_TASK GOAL_
Return each line of the records holding the string "script".

_DATA_
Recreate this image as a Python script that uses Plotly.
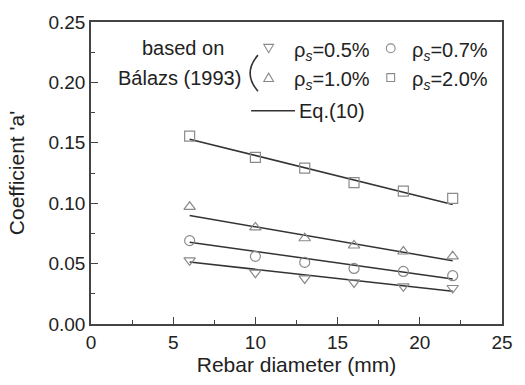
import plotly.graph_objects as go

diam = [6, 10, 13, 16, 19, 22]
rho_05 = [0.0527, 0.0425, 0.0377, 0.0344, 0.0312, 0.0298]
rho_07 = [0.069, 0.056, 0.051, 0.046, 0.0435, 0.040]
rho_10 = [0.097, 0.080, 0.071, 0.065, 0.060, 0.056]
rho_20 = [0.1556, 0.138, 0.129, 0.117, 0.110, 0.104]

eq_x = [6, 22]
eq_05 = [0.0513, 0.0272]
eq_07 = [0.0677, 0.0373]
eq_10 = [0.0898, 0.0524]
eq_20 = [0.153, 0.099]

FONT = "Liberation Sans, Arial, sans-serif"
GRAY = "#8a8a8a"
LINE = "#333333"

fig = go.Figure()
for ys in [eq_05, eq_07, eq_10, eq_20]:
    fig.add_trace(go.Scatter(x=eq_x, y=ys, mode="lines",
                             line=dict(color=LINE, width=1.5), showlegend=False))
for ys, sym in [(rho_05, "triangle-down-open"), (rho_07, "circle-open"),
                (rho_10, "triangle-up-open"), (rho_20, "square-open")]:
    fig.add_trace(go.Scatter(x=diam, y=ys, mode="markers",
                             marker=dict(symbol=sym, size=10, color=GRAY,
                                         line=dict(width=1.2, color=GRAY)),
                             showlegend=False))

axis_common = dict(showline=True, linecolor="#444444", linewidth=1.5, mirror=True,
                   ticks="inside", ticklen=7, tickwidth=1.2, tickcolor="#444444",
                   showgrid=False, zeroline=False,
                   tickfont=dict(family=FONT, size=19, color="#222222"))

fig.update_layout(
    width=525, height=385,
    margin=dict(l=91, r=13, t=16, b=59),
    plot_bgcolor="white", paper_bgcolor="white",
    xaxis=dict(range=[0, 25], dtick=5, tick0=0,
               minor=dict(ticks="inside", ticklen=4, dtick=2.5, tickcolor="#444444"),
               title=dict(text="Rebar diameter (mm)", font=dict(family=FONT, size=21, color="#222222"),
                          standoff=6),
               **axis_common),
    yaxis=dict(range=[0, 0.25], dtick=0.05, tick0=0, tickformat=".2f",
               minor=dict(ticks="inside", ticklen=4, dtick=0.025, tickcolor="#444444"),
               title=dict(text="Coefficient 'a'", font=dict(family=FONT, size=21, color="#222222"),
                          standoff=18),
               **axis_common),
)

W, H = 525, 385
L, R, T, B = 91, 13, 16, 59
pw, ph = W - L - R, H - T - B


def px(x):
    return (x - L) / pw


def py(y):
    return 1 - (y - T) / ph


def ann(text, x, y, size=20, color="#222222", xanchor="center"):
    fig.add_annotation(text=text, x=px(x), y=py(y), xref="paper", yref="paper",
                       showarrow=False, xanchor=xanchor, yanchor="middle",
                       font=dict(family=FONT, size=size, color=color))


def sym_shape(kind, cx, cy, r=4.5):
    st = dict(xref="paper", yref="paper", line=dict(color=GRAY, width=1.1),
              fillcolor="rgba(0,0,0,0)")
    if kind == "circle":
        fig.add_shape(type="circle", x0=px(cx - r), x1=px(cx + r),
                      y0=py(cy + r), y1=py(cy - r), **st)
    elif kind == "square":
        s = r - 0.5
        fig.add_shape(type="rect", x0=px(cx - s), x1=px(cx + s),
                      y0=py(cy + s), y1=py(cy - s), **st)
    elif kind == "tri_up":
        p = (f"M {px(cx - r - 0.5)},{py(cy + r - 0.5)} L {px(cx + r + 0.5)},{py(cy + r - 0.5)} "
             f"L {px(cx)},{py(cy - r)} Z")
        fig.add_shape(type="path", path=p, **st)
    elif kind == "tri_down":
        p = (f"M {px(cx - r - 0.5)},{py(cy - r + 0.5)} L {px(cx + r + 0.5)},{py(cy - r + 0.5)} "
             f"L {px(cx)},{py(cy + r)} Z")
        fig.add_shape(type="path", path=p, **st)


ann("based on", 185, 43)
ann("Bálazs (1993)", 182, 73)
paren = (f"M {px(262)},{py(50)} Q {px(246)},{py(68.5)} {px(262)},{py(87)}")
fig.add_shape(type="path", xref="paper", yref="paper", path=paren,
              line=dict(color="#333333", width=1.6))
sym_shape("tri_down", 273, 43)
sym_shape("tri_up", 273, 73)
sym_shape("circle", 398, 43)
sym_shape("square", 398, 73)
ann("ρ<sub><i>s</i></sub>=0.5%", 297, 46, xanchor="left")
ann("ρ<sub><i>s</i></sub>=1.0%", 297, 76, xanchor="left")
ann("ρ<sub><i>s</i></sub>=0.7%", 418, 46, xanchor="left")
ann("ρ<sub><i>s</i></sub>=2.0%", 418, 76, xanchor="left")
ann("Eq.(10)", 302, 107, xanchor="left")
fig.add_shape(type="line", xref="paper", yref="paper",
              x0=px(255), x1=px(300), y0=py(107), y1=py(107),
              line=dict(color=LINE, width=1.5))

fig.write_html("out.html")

...

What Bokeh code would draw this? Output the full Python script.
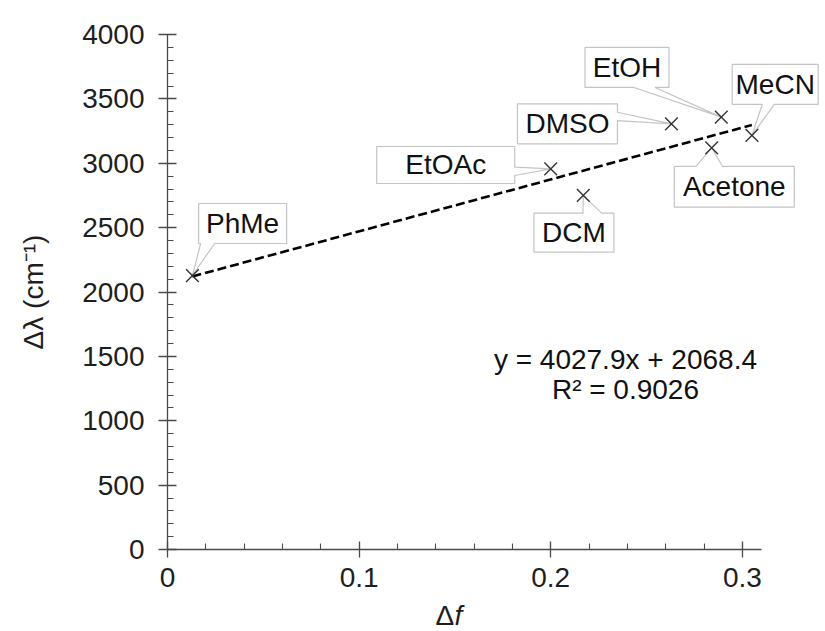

==

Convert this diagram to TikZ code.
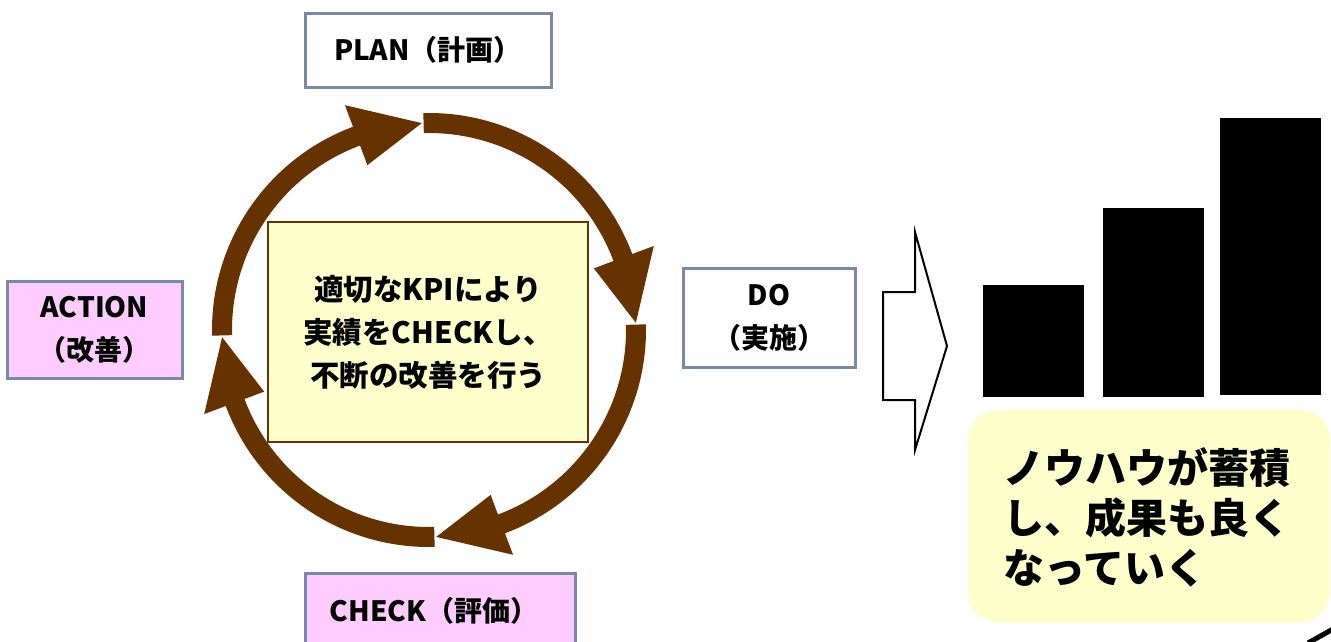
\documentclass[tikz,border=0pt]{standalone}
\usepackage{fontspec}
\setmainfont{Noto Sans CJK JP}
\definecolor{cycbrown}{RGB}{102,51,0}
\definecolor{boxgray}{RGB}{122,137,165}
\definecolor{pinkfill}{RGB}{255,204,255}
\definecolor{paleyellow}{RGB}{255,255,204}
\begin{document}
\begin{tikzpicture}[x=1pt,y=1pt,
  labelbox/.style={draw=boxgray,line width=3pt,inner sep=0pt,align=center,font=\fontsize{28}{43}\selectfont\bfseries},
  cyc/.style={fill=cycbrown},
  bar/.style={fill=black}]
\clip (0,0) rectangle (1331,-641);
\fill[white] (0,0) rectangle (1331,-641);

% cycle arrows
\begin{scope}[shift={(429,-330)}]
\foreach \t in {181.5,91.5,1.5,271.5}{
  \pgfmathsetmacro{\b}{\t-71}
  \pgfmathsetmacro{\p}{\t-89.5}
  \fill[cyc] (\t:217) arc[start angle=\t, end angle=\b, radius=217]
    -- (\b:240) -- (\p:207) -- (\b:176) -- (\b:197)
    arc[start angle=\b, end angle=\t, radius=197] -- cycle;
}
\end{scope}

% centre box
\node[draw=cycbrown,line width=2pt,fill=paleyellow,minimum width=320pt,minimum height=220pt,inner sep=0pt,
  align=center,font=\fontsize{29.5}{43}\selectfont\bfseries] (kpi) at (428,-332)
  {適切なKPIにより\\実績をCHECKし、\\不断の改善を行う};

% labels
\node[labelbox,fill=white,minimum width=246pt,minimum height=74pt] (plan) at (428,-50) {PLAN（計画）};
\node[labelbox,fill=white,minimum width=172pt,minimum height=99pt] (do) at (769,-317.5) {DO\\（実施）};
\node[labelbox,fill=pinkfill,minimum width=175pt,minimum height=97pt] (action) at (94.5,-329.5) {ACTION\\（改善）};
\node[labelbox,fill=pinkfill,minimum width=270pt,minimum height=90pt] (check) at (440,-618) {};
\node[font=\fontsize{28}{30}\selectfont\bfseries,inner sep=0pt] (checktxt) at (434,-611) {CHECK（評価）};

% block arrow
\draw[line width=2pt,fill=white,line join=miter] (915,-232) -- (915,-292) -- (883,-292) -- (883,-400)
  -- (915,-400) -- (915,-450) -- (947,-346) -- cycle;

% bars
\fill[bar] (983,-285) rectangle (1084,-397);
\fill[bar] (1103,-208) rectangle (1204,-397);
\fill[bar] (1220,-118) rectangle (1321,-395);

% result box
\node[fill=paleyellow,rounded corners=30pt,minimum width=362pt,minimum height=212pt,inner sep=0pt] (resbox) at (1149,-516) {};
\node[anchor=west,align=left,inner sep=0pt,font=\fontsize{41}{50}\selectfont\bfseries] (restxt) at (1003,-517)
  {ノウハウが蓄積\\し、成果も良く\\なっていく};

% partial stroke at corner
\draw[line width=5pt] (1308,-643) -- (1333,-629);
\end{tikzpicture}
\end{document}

_ANSWER FOR THIS EXERCISE_
Recreate this image as a Python script that uses Plotly.
What Bokeh code would draw this? Output the full Python script.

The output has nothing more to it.